11/1/07

the Science Fiction club

    Sometimes, your mind can be just wandering, as you browse through old books or magazines. Something you find in and expected place will open a new viewpoint.  And something you find in the most unexpected place will change your life. 
    At the Baltimore Book Fair last year, the best booth belonged to the Science Fiction club.  Why was it the best one, in my humble?  They were giving away free books and magazines.  I picked up a sack full of old Analogs, Asimovs, and Fantasies.  By "old", I mean 1978 vintage old. 
    The expected epiphany was to read or re-read these 30 year old stories that were written then as if they would be written in the future.  Reading these stories today, I am empowered with vision and observation that the writers couldn't have but wished that they had. 
    Observations such as "the engineer picked his teeth with his slide-rule."  (Written before calculators.)  Or a scene where the main character has all sorts of high-tech gear, like video cameras in his eyeglass frames, but he needs to find a phone booth to make a phone call.   But in defense of the writer, the phone booth had video-phone capability. 
    A similar observation takes place with a re-reading of Clark's epic 2001, A Space Odyssey.  Why Dr. Clark placed his novel at the turn of the century I don't know, but as of that date we neither have manned expeditions to Jupiter nor Moon bases, nor thinking computers.  Computer programming is still at the level of a glorified library card index.  Computers still can not think, although pattern recognition programming technology is fairly well advanced. 
    At the 1939 World's Fair in New York, it was predicted that by 2001 everyone would commute to work in a "flying car".  So, where is my flying car? 
    Two aspects of living.  First, living in the present and reading about the future.  A science fiction story, a good one, will transport your to the future of the author's design. 

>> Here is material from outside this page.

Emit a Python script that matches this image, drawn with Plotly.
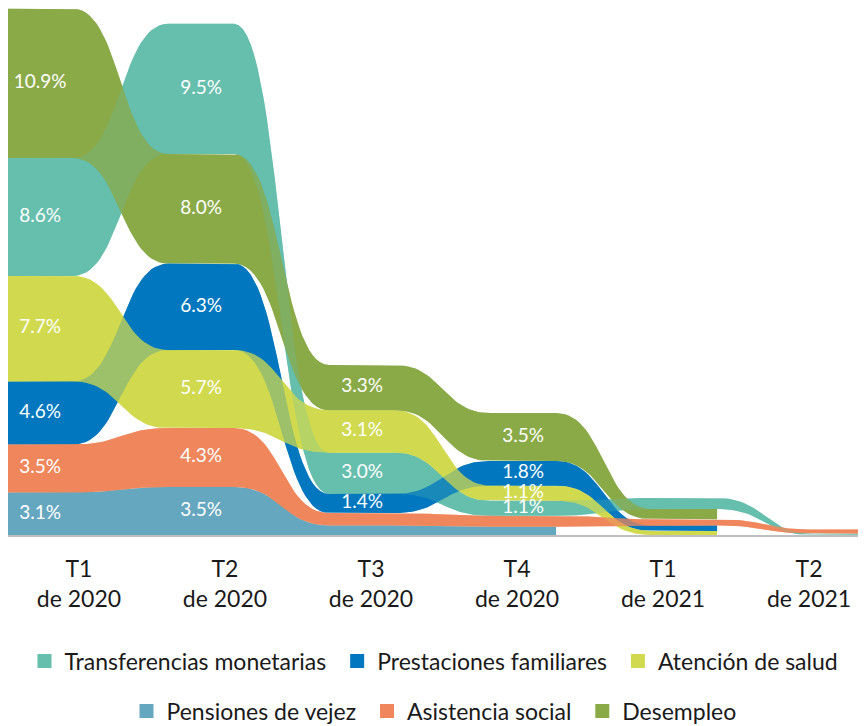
import plotly.graph_objects as go

# Quarters shown on the axis
periods = ["T1<br>de 2020", "T2<br>de 2020", "T3<br>de 2020",
           "T4<br>de 2020", "T1<br>de 2021", "T2<br>de 2021"]

# Series values (% ), None where the series has no data
series_names = ["Transferencias monetarias", "Prestaciones familiares", "Atención de salud",
                "Pensiones de vejez", "Asistencia social", "Desempleo"]
transferencias = [8.6, 9.5, 3.0, 1.1, 0.8, 0.1]
prestaciones = [4.6, 6.3, 1.4, 1.8, 0.4, None]
atencion = [7.7, 5.7, 3.1, 1.1, 0.3, None]
pensiones = [3.1, 3.5, 0.7, 0.6, None, None]
asistencia = [3.5, 4.3, 0.9, 0.8, 0.45, 0.3]
desempleo = [10.9, 8.0, 3.3, 3.5, 0.75, None]

series_values = [transferencias, prestaciones, atencion, pensiones, asistencia, desempleo]
colors = ["#66BEAD", "#0077BE", "#D1DA4E", "#66A7C0", "#F0875C", "#8AAA47"]
fills_soft = ["rgba(102,190,173,0.5)", "rgba(0,119,190,0.5)", "rgba(209,218,78,0.5)",
              "rgba(102,167,192,0.5)", "rgba(240,135,92,0.5)", "rgba(138,170,71,0.5)"]

FONT = "Lato, 'Open Sans', sans-serif"
HALF = 0.205  # half width of the flat part of each bar
PAD = "\u00a0"  # a bit of room between legend entries


def stack_positions():
    """Ribbon chart: at every period the biggest value goes on top"""
    bottoms = [[None] * len(periods) for _ in series_values]
    tops = [[None] * len(periods) for _ in series_values]
    for k in range(len(periods)):
        present = [i for i in range(len(series_values)) if series_values[i][k] is not None]
        present.sort(key=lambda i: (series_values[i][k], i))
        base = 0
        for i in present:
            bottoms[i][k] = base
            base += series_values[i][k]
            tops[i][k] = base
    return bottoms, tops


def bezier(x0, y0, x1, y1, n=30):
    xm = (x0 + x1) / 2
    xs, ys = [], []
    for j in range(1, n):
        t = j / n
        xs.append((1 - t) ** 3 * x0 + 3 * (1 - t) ** 2 * t * xm + 3 * (1 - t) * t ** 2 * xm + t ** 3 * x1)
        ys.append(y0 + (y1 - y0) * (3 * t ** 2 - 2 * t ** 3))
    return xs, ys


def edge(levels, ks):
    xs, ys = [], []
    for n, k in enumerate(ks):
        xs += [k - HALF, k + HALF]
        ys += [levels[k], levels[k]]
        if n + 1 < len(ks):
            bx, by = bezier(k + HALF, levels[k], ks[n + 1] - HALF, levels[ks[n + 1]])
            xs += bx
            ys += by
    return xs, ys


def ribbon_shape(bottom, top):
    ks = [k for k in range(len(periods)) if top[k] is not None]
    tx, ty = edge(top, ks)
    bx, by = edge(bottom, ks)
    return tx + bx[::-1] + [tx[0]], ty + by[::-1] + [ty[0]]


bottoms, tops = stack_positions()
fig = go.Figure()

# solid pass, then a see-through pass so crossing ribbons blend
for fill_list in (colors, fills_soft):
    for i in range(len(series_values)):
        xs, ys = ribbon_shape(bottoms[i], tops[i])
        fig.add_trace(go.Scatter(x=xs, y=ys, fill="toself", fillcolor=fill_list[i],
                                 mode="lines", line=dict(width=0), hoverinfo="skip",
                                 showlegend=False))

# value labels in the middle of each bar
lx, ly, lt = [], [], []
for i in range(len(series_values)):
    for k, v in enumerate(series_values[i]):
        if v is not None and v >= 1.0:
            lx.append(k)
            ly.append((bottoms[i][k] + tops[i][k]) / 2)
            lt.append(f"{v:.1f}%")
fig.add_trace(go.Scatter(x=lx, y=ly, text=lt, mode="text", hoverinfo="skip", showlegend=False,
                         textfont=dict(family=FONT, size=19, color="white")))

# invisible trace carrying the period axis
fig.add_trace(go.Scatter(x=[0, len(periods) - 1], y=[0, 0], xaxis="x2", mode="lines",
                         opacity=0, hoverinfo="skip", showlegend=False))

# legend entries, two rows
for i in range(len(series_names)):
    fig.add_trace(go.Scatter(x=[None], y=[None], mode="markers", name=series_names[i] + PAD,
                             marker=dict(symbol="square", size=14, color=colors[i]),
                             legend="legend" if i < 3 else "legend2"))

legend_style = dict(orientation="h", x=0.5, xanchor="center", yanchor="middle",
                    font=dict(family=FONT, size=23, color="#1a1a1a"),
                    bgcolor="rgba(0,0,0,0)", itemclick=False, itemdoubleclick=False)

# the page body adds 8px around the figure, so the figure is 8px smaller
fig.update_layout(
    width=858, height=718,
    margin=dict(l=0, r=0, t=0, b=191, autoexpand=False),
    plot_bgcolor="white", paper_bgcolor="white",
    xaxis=dict(range=[-0.199, 5.13], showticklabels=False, showgrid=False, zeroline=False,
               showline=True, linecolor="#BFBFBF", linewidth=1.5, ticks=""),
    xaxis2=dict(overlaying="x", side="bottom", range=[-0.486, 5.39],
                tickmode="array", tickvals=list(range(len(periods))), ticktext=periods,
                showgrid=False, zeroline=False, showline=False, ticks="",
                ticklabelstandoff=18,
                tickfont=dict(family=FONT, size=23, color="#1a1a1a")),
    yaxis=dict(range=[0, 38.45], showticklabels=False, showgrid=False, zeroline=False,
               showline=True, linecolor="#BFBFBF", linewidth=1.5, ticks=""),
    legend=dict(y=-0.239, **legend_style),
    legend2=dict(y=-0.334, **legend_style),
    showlegend=True,
)

fig.write_html("out.html")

    Or, living in the future and reading about the future.  By this, I mean reading these old science fiction stories.   Not only judging how the author did or didn't get it right, but also looking at your own time from your own past.  It doesn't matter whether the story brings me my flying car or an atomic desolation and despair.  Expectations and hopes dashed; fears unrealized. 

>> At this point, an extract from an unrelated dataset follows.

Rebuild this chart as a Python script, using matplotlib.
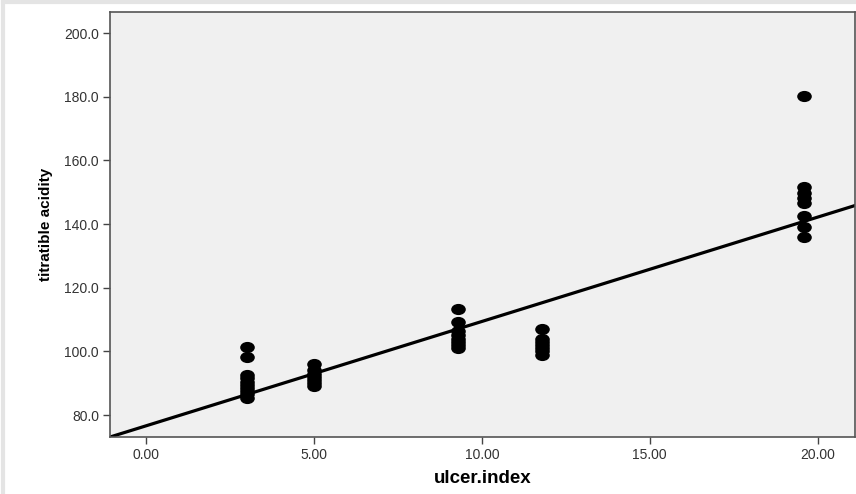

    Looking back at today, I think that things have not changed that much.  If at all.  If anything has changed, it is I, and only in a few aspects.  I have become more observant, and less angry.  But that is another  blog.
    Things have not changed.  Things like relationships.  I was disappointed to read in the newspaper today that echs percent of our city's youth do not graduate High School, are in jail, and so on.  What happened to raising the younger generation to love, be happy, self motivated and successful, as we all promised to raise our kids when we were all starting out?  We failed to be any different than our parents, and it looks like our kids will fail to be any different than us.  In that respect. 
    My first transistor radio; I was in the fourth grade; I soldered a good pair of headphones to a jack that fit the radio; I walked around with it.  The adults and the other kids thought me as a geek.  Of course, twenty or thirty years later, everyone I know walks around with headphones.  I should have written a science fiction story about a world where everyone wears headphones - it would have been right on the money.  Ray Bradbury, in his Fahrenheit 451, has a character that listens constantly to a radio the size of a hearing aid, stuck away in her ear. 
    Some SF stories talk about overcrowding overpopulation.  People living on top of each other, little personal space.  All of the land covered in buildings.  I love it; when I close the story and come back to the real world, it is like time travel back to a simpler time.  That's right, the real world is like living in the past for me.  Example: Huck Finn by Mark Twain.  Huck and Jim float on a raft down the Mississippi, and go for miles without seeing any towns or settlements.  Try that today.  You probably couldn't get away from man-done development.  I would guess (although I haven't been there) that you would constantly see buildings and roads as you floated down the river.  Jim today would not get a mile down the river before the slave cops pulled him in.  But that is just part of the beauty.  Living in 1850 with Huck and Tom, and predicting that the riversides would be very developed by 2007, the author would predict how slaves would be guarded and protected on a much better level.  In 2007, Jim would just not be able to get away. 
    Sometimes, I picture myself, coming from the future, an overpopulated, crowded future.  And now, thank Heaven I have arrived a hundred and fifty years in the past, in 2007, where there is still undeveloped space and relatively fresh air.  Like Captain Kirk, who was born in Iowa but works in space, I (imagine that I) live in the future but sleep in the present.  Thus, reading science fiction makes one appreciate the present.